◆ Exercise requirements ◆
Go through the material and write it all out exactly, minus the pictures.

◆ Information shown ◆

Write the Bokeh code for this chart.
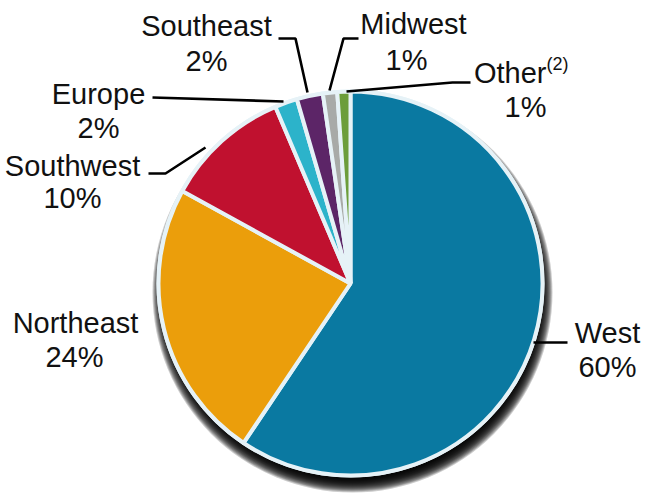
import numpy as np
from bokeh.plotting import figure
from bokeh.models import Range1d
from bokeh.embed import file_html
from bokeh.resources import INLINE
from bokeh.core.properties import value

# ---- data ----
regions = ["West", "Northeast", "Southwest", "Europe", "Southeast", "Midwest", "Other"]
shares = [59.4, 23.6, 10.6, 1.9, 2.2, 1.2, 1.1]
pct_labels = ["60%", "24%", "10%", "2%", "2%", "1%", "1%"]
colors = ["#0a79a1", "#eb9e0b", "#c0112f", "#2cb3ca", "#5c2567", "#a8aaa8", "#6c9d3b"]

# ---- layout (image pixel coordinates) ----
W, H = 649, 496
def Y(y):
    return H - y

CX, CY, R = 350, 283, 192
FONT = value("Liberation Sans")
FS = "29px"
TDY = -10  # text vertical correction

p = figure(width=W, height=H, x_range=Range1d(0, W), y_range=Range1d(0, H),
           output_backend="svg", toolbar_location=None, min_border=0,
           x_axis_type=None, y_axis_type=None)
p.grid.visible = False
p.outline_line_color = None
p.background_fill_color = "white"
p.border_fill_color = "white"

# shadow (stacked translucent discs)
SX, SY = 2, 9
for i in range(18):
    p.circle(x=[CX + SX], y=[Y(CY + SY)], radius=R + 8 - i, fill_color="black",
             fill_alpha=0.2, line_color=None)

# light outer band
p.circle(x=[CX], y=[Y(CY)], radius=R + 2, fill_color="#e6f2f7", line_color=None)

# pie slices
vals = np.array(shares, dtype=float)
frac = vals / vals.sum()
cum_end = np.cumsum(frac) * 2 * np.pi
cum_start = cum_end - frac * 2 * np.pi
start_angles = np.pi / 2 - cum_end
end_angles = np.pi / 2 - cum_start
p.wedge(x=[CX] * len(regions), y=[Y(CY)] * len(regions), radius=R,
        start_angle=list(start_angles), end_angle=list(end_angles),
        direction="anticlock", fill_color=colors, line_color="#e6f2f7", line_width=4)

# leader lines
leaders = [
    [(533, 342), (567, 342)],                       # West
    [(148, 173), (165, 173), (205, 147)],           # Southwest
    [(152, 97), (283, 101)],                        # Europe
    [(278, 38), (295, 38), (307, 92)],              # Southeast
    [(358, 38), (343, 38), (329, 90)],              # Midwest
    [(346, 91), (452, 82), (470, 82)],              # Other
]
for pts in leaders:
    p.line(x=[a for a, b in pts], y=[Y(b) for a, b in pts], line_color="black",
           line_width=2.6)

# labels: name (first line) and percentage (second line)
name_pos = {
    "West": (607, 342), "Northeast": (75, 332), "Southwest": (72, 175),
    "Europe": (98, 103), "Southeast": (206, 35), "Midwest": (413, 33),
}
pct_pos = {
    "West": (607, 376), "Northeast": (74, 366), "Southwest": (72, 207),
    "Europe": (98, 137), "Southeast": (206, 70), "Midwest": (406, 69),
    "Other": (525, 116),
}
names = [r for r in regions if r in name_pos]
p.text(x=[name_pos[r][0] for r in names], y=[Y(name_pos[r][1] + TDY) for r in names],
       text=names, text_font=FONT, text_font_size=FS, text_align="center",
       text_baseline="alphabetic", text_color="#111111")
p.text(x=[pct_pos[r][0] for r in regions], y=[Y(pct_pos[r][1] + TDY) for r in regions],
       text=pct_labels, text_font=FONT, text_font_size=FS, text_align="center",
       text_baseline="alphabetic", text_color="#111111")
# "Other" with superscript
p.text(x=[546], y=[Y(82 + TDY)], text=["Other"], text_font=FONT, text_font_size=FS,
       text_align="right", text_baseline="alphabetic", text_color="#111111")
p.text(x=[546], y=[Y(73 + TDY)], text=["(2)"], text_font=FONT, text_font_size="18px",
       text_align="left", text_baseline="alphabetic", text_color="#111111")

open("out.html", "w").write(file_html(p, INLINE))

◆ Response for this exercise ◆
Write the Bokeh code for this chart.
import numpy as np
from bokeh.plotting import figure
from bokeh.models import Range1d
from bokeh.embed import file_html
from bokeh.resources import INLINE
from bokeh.core.properties import value

# ---- data ----
regions = ["West", "Northeast", "Southwest", "Europe", "Southeast", "Midwest", "Other"]
shares = [59.4, 23.6, 10.6, 1.9, 2.2, 1.2, 1.1]
pct_labels = ["60%", "24%", "10%", "2%", "2%", "1%", "1%"]
colors = ["#0a79a1", "#eb9e0b", "#c0112f", "#2cb3ca", "#5c2567", "#a8aaa8", "#6c9d3b"]

# ---- layout (image pixel coordinates) ----
W, H = 649, 496
def Y(y):
    return H - y

CX, CY, R = 350, 283, 192
FONT = value("Liberation Sans")
FS = "29px"
TDY = -10  # text vertical correction

p = figure(width=W, height=H, x_range=Range1d(0, W), y_range=Range1d(0, H),
           output_backend="svg", toolbar_location=None, min_border=0,
           x_axis_type=None, y_axis_type=None)
p.grid.visible = False
p.outline_line_color = None
p.background_fill_color = "white"
p.border_fill_color = "white"

# shadow (stacked translucent discs)
SX, SY = 2, 9
for i in range(18):
    p.circle(x=[CX + SX], y=[Y(CY + SY)], radius=R + 8 - i, fill_color="black",
             fill_alpha=0.2, line_color=None)

# light outer band
p.circle(x=[CX], y=[Y(CY)], radius=R + 2, fill_color="#e6f2f7", line_color=None)

# pie slices
vals = np.array(shares, dtype=float)
frac = vals / vals.sum()
cum_end = np.cumsum(frac) * 2 * np.pi
cum_start = cum_end - frac * 2 * np.pi
start_angles = np.pi / 2 - cum_end
end_angles = np.pi / 2 - cum_start
p.wedge(x=[CX] * len(regions), y=[Y(CY)] * len(regions), radius=R,
        start_angle=list(start_angles), end_angle=list(end_angles),
        direction="anticlock", fill_color=colors, line_color="#e6f2f7", line_width=4)

# leader lines
leaders = [
    [(533, 342), (567, 342)],                       # West
    [(148, 173), (165, 173), (205, 147)],           # Southwest
    [(152, 97), (283, 101)],                        # Europe
    [(278, 38), (295, 38), (307, 92)],              # Southeast
    [(358, 38), (343, 38), (329, 90)],              # Midwest
    [(346, 91), (452, 82), (470, 82)],              # Other
]
for pts in leaders:
    p.line(x=[a for a, b in pts], y=[Y(b) for a, b in pts], line_color="black",
           line_width=2.6)

# labels: name (first line) and percentage (second line)
name_pos = {
    "West": (607, 342), "Northeast": (75, 332), "Southwest": (72, 175),
    "Europe": (98, 103), "Southeast": (206, 35), "Midwest": (413, 33),
}
pct_pos = {
    "West": (607, 376), "Northeast": (74, 366), "Southwest": (72, 207),
    "Europe": (98, 137), "Southeast": (206, 70), "Midwest": (406, 69),
    "Other": (525, 116),
}
names = [r for r in regions if r in name_pos]
p.text(x=[name_pos[r][0] for r in names], y=[Y(name_pos[r][1] + TDY) for r in names],
       text=names, text_font=FONT, text_font_size=FS, text_align="center",
       text_baseline="alphabetic", text_color="#111111")
p.text(x=[pct_pos[r][0] for r in regions], y=[Y(pct_pos[r][1] + TDY) for r in regions],
       text=pct_labels, text_font=FONT, text_font_size=FS, text_align="center",
       text_baseline="alphabetic", text_color="#111111")
# "Other" with superscript
p.text(x=[546], y=[Y(82 + TDY)], text=["Other"], text_font=FONT, text_font_size=FS,
       text_align="right", text_baseline="alphabetic", text_color="#111111")
p.text(x=[546], y=[Y(73 + TDY)], text=["(2)"], text_font=FONT, text_font_size="18px",
       text_align="left", text_baseline="alphabetic", text_color="#111111")

open("out.html", "w").write(file_html(p, INLINE))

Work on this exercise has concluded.